Task details → Reproduce the listing exactly and skip over any pictures.

Supplied material →

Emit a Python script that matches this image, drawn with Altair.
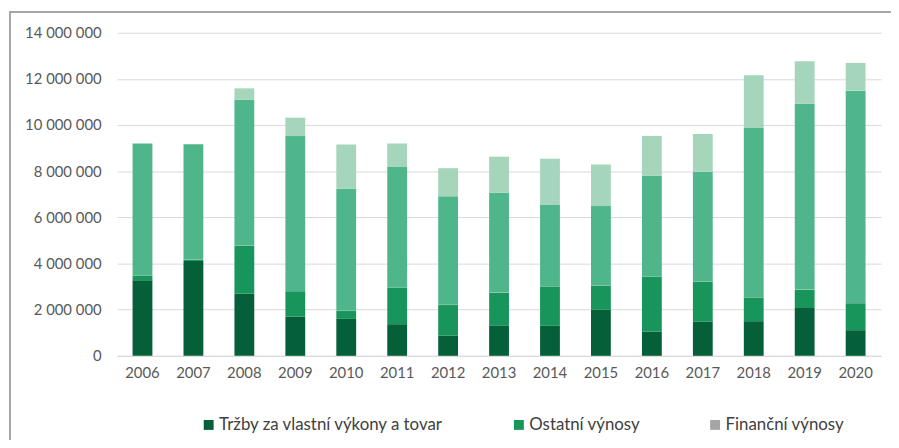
import altair as alt
import pandas as pd

years = [str(y) for y in range(2006, 2021)]
trzby = [3.27, 4.11, 2.70, 1.70, 1.60, 1.37, 0.87, 1.32, 1.30, 2.01, 1.04, 1.49, 1.50, 2.07, 1.11]
ostatne = [0.21, 0.06, 2.07, 1.10, 0.34, 1.57, 1.33, 1.41, 1.71, 1.03, 2.38, 1.72, 1.03, 0.79, 1.17]
financne = [0.01, 0.01, 0.01, 0.01, 0.01, 0.01, 0.01, 0.01, 0.01, 0.01, 0.01, 0.01, 0.01, 0.01, 0.01]
dotacie = [5.71, 4.99, 6.31, 6.71, 5.29, 5.25, 4.70, 4.32, 3.54, 3.44, 4.37, 4.75, 7.33, 8.05, 9.20]
ine = [0.00, 0.00, 0.50, 0.80, 1.92, 1.00, 1.22, 1.57, 1.98, 1.80, 1.73, 1.64, 2.29, 1.84, 1.20]

series_names = ["Tržby za vlastní výkony a tovar", "Ostatní výnosy", "Finanční výnosy",
                "Výnosy z transferov", "Príspevky"]
series_vals = [trzby, ostatne, financne, dotacie, ine]
colors = ["#05603a", "#17955a", "#a5a5a5", "#4fb58a", "#a5d5bb"]

rows = []
for i, (name, vals) in enumerate(zip(series_names, series_vals)):
    for y, v in zip(years, vals):
        rows.append({"rok": y, "séria": name, "hodnota": v * 1_000_000, "poradie": i})
df = pd.DataFrame(rows)

font = "Lato"

bars = alt.Chart(df).mark_bar(size=20).encode(
    x=alt.X("rok:N", title=None, scale=alt.Scale(paddingInner=0.6, paddingOuter=0.3),
            axis=alt.Axis(labelAngle=0, labelFontSize=15, labelColor="#595959", labelFont=font,
                          ticks=False, domain=True, domainColor="#d9d9d9", labelPadding=10)),
    y=alt.Y("hodnota:Q", title=None, stack="zero",
            scale=alt.Scale(domain=[0, 14_000_000], nice=False),
            axis=alt.Axis(values=[0, 2e6, 4e6, 6e6, 8e6, 10e6, 12e6, 14e6],
                          labelExpr="replace(format(datum.value, ','), regexp(',', 'g'), ' ')",
                          labelFontSize=15, labelColor="#595959", labelFont=font,
                          ticks=False, domain=False, gridColor="#d9d9d9", labelPadding=16)),
    color=alt.Color("séria:N", scale=alt.Scale(domain=series_names, range=colors),
                    legend=alt.Legend(title=None, orient="none", legendX=84, legendY=387,
                                      direction="horizontal", values=series_names[:3],
                                      symbolType="square", symbolSize=100, symbolStrokeWidth=0,
                                      labelFontSize=17, labelColor="#404040", labelFont=font,
                                      labelLimit=0, columnPadding=67, symbolOffset=0,
                                      labelOffset=2)),
    order=alt.Order("poradie:Q", sort="ascending"),
)

frame_df = pd.DataFrame({"a": [0]})
frame_left = alt.Chart(frame_df).mark_rule(color="#a6a6a6", strokeWidth=2).encode(
    x=alt.value(-108), y=alt.value(-21), y2=alt.value(420))
frame_top = alt.Chart(frame_df).mark_rule(color="#a6a6a6", strokeWidth=2).encode(
    x=alt.value(-109), x2=alt.value(790), y=alt.value(-21))

chart = alt.layer(bars, frame_left, frame_top).properties(
    width=771, height=326,
    autosize=alt.AutoSizeParams(type="none"),
    padding={"left": 110, "top": 23, "right": 10, "bottom": 83},
).configure_view(stroke=None)

chart.save("out.html", embed_options={"renderer": "svg", "actions": False})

Task solution →
Emit a Python script that matches this image, drawn with Altair.
import altair as alt
import pandas as pd

years = [str(y) for y in range(2006, 2021)]
trzby = [3.27, 4.11, 2.70, 1.70, 1.60, 1.37, 0.87, 1.32, 1.30, 2.01, 1.04, 1.49, 1.50, 2.07, 1.11]
ostatne = [0.21, 0.06, 2.07, 1.10, 0.34, 1.57, 1.33, 1.41, 1.71, 1.03, 2.38, 1.72, 1.03, 0.79, 1.17]
financne = [0.01, 0.01, 0.01, 0.01, 0.01, 0.01, 0.01, 0.01, 0.01, 0.01, 0.01, 0.01, 0.01, 0.01, 0.01]
dotacie = [5.71, 4.99, 6.31, 6.71, 5.29, 5.25, 4.70, 4.32, 3.54, 3.44, 4.37, 4.75, 7.33, 8.05, 9.20]
ine = [0.00, 0.00, 0.50, 0.80, 1.92, 1.00, 1.22, 1.57, 1.98, 1.80, 1.73, 1.64, 2.29, 1.84, 1.20]

series_names = ["Tržby za vlastní výkony a tovar", "Ostatní výnosy", "Finanční výnosy",
                "Výnosy z transferov", "Príspevky"]
series_vals = [trzby, ostatne, financne, dotacie, ine]
colors = ["#05603a", "#17955a", "#a5a5a5", "#4fb58a", "#a5d5bb"]

rows = []
for i, (name, vals) in enumerate(zip(series_names, series_vals)):
    for y, v in zip(years, vals):
        rows.append({"rok": y, "séria": name, "hodnota": v * 1_000_000, "poradie": i})
df = pd.DataFrame(rows)

font = "Lato"

bars = alt.Chart(df).mark_bar(size=20).encode(
    x=alt.X("rok:N", title=None, scale=alt.Scale(paddingInner=0.6, paddingOuter=0.3),
            axis=alt.Axis(labelAngle=0, labelFontSize=15, labelColor="#595959", labelFont=font,
                          ticks=False, domain=True, domainColor="#d9d9d9", labelPadding=10)),
    y=alt.Y("hodnota:Q", title=None, stack="zero",
            scale=alt.Scale(domain=[0, 14_000_000], nice=False),
            axis=alt.Axis(values=[0, 2e6, 4e6, 6e6, 8e6, 10e6, 12e6, 14e6],
                          labelExpr="replace(format(datum.value, ','), regexp(',', 'g'), ' ')",
                          labelFontSize=15, labelColor="#595959", labelFont=font,
                          ticks=False, domain=False, gridColor="#d9d9d9", labelPadding=16)),
    color=alt.Color("séria:N", scale=alt.Scale(domain=series_names, range=colors),
                    legend=alt.Legend(title=None, orient="none", legendX=84, legendY=387,
                                      direction="horizontal", values=series_names[:3],
                                      symbolType="square", symbolSize=100, symbolStrokeWidth=0,
                                      labelFontSize=17, labelColor="#404040", labelFont=font,
                                      labelLimit=0, columnPadding=67, symbolOffset=0,
                                      labelOffset=2)),
    order=alt.Order("poradie:Q", sort="ascending"),
)

frame_df = pd.DataFrame({"a": [0]})
frame_left = alt.Chart(frame_df).mark_rule(color="#a6a6a6", strokeWidth=2).encode(
    x=alt.value(-108), y=alt.value(-21), y2=alt.value(420))
frame_top = alt.Chart(frame_df).mark_rule(color="#a6a6a6", strokeWidth=2).encode(
    x=alt.value(-109), x2=alt.value(790), y=alt.value(-21))

chart = alt.layer(bars, frame_left, frame_top).properties(
    width=771, height=326,
    autosize=alt.AutoSizeParams(type="none"),
    padding={"left": 110, "top": 23, "right": 10, "bottom": 83},
).configure_view(stroke=None)

chart.save("out.html", embed_options={"renderer": "svg", "actions": False})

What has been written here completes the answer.